The fatal August 2014 shooting of 18-year-old Michael Brown in Ferguson, Missouri, drew public attention to the lack of accurate data on police killings. Both The Guardian and The Washington Post have tracked deadly encounters with police officers so far in 2015. As of Thursday, The Guardian had counted 875 people killed by the police, while The Washington Post had counted 741 individuals who had been shot and killed by an officer. 

Comey also said he was "very concerned" about increased murder and violent crime rates in many U.S. cities, but said he wasn't sure if we could say what was causing them.

"I think all of us need to figure out what is going on here," he said, adding that police chiefs across the country had told him they are seeing "huge spikes" in violent crime. "Something very, very worrisome is going on," he added.

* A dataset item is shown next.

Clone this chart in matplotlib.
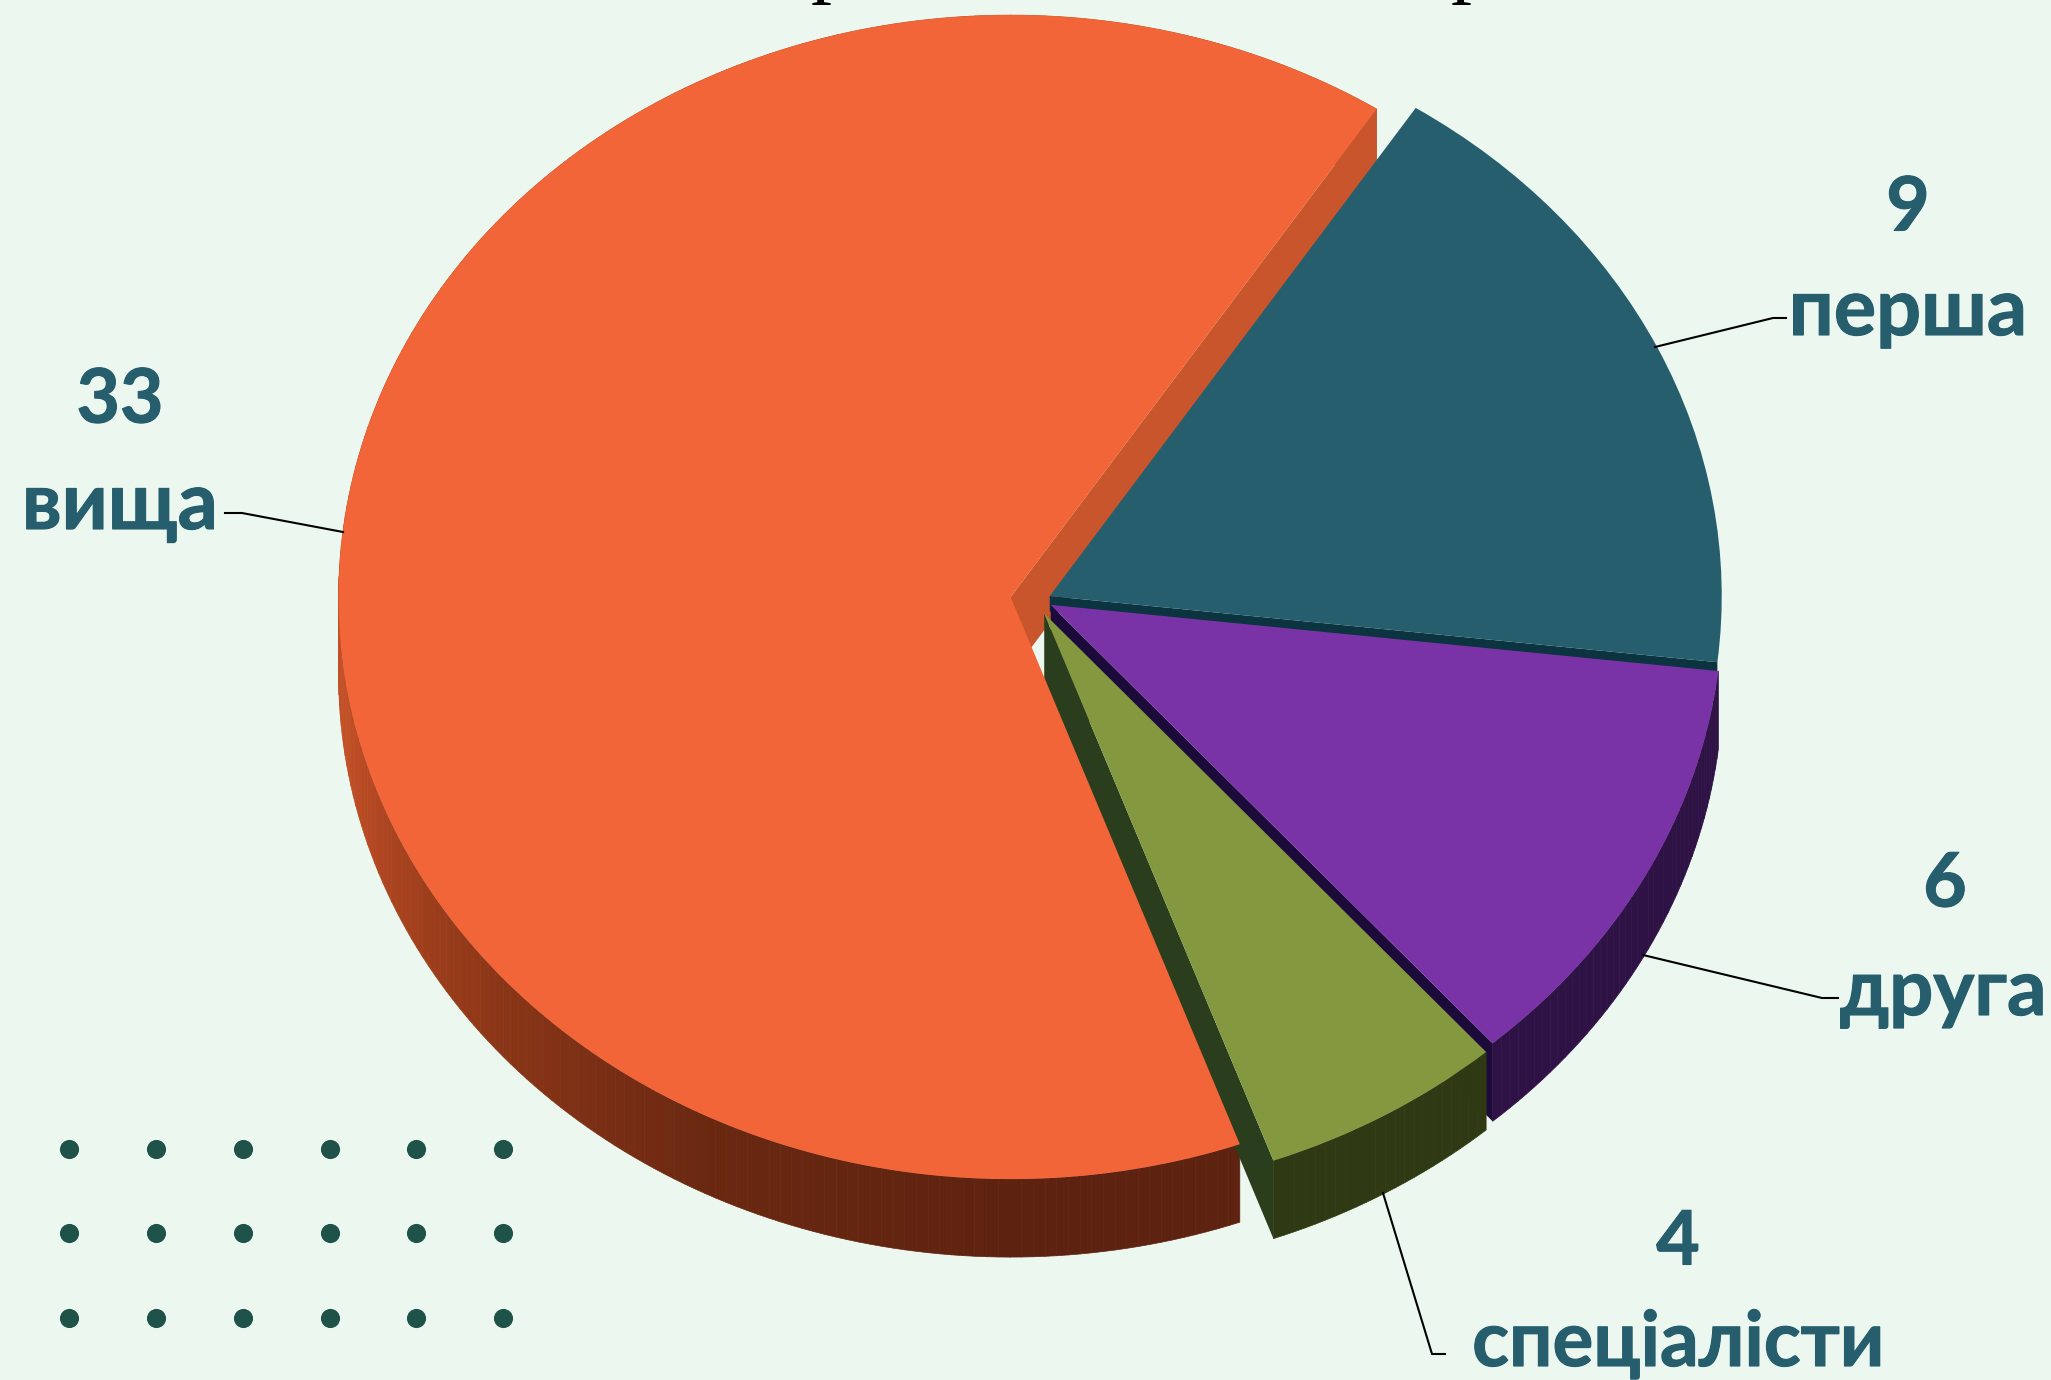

Yet Comey placed rising violent crime rates in important historical context. He said the U.S. is "in a place where I never imagined we would be as a country," back when he was a federal prosecutor in the 1980s and early 1990s and believed that New York City would "never get below 2,000 murders" per year. (The city had over 2,000 murders per year in 1991. In 2014, the number had dropped to 328 -- the lowest number of murders since the New York City Police Department began collecting statistics in 1963.)

Comey said he didn't know whether protests against police violence have made it harder for police to do their jobs, a theory that has been dubbed the "Ferguson effect." "I'm not discounting it, but I just don't know," he said, adding that he was "focused on it, trying to figure it out."

"Some have said police officers aren't getting out of their cars and talking to gang-bangers on street corners anymore, but I don't know," he said. "What I do know is that a whole lot of people are dying. They are, according to the chiefs, overwhelmingly people of color, and we've got to care about that."

Comey said the spike in crime made him want to be "thoughtful" on criminal justice reform. 

"My strong sense is that a significant portion of the change in our world since I was a prosecutor in New York in 1987 is due to law enforcement, but I'm sure there are lots of other things [going on]," he said.

"I just want to make sure that as we reform -- first of all, we're grateful that we actually have the space and time to think and talk about sentencing better, rehabilitating better, and [that] is a product of hard work over the past 25 years -- but as we do it, are very, very thoughtful about where we used to be and how we got from that point to here," Comey said.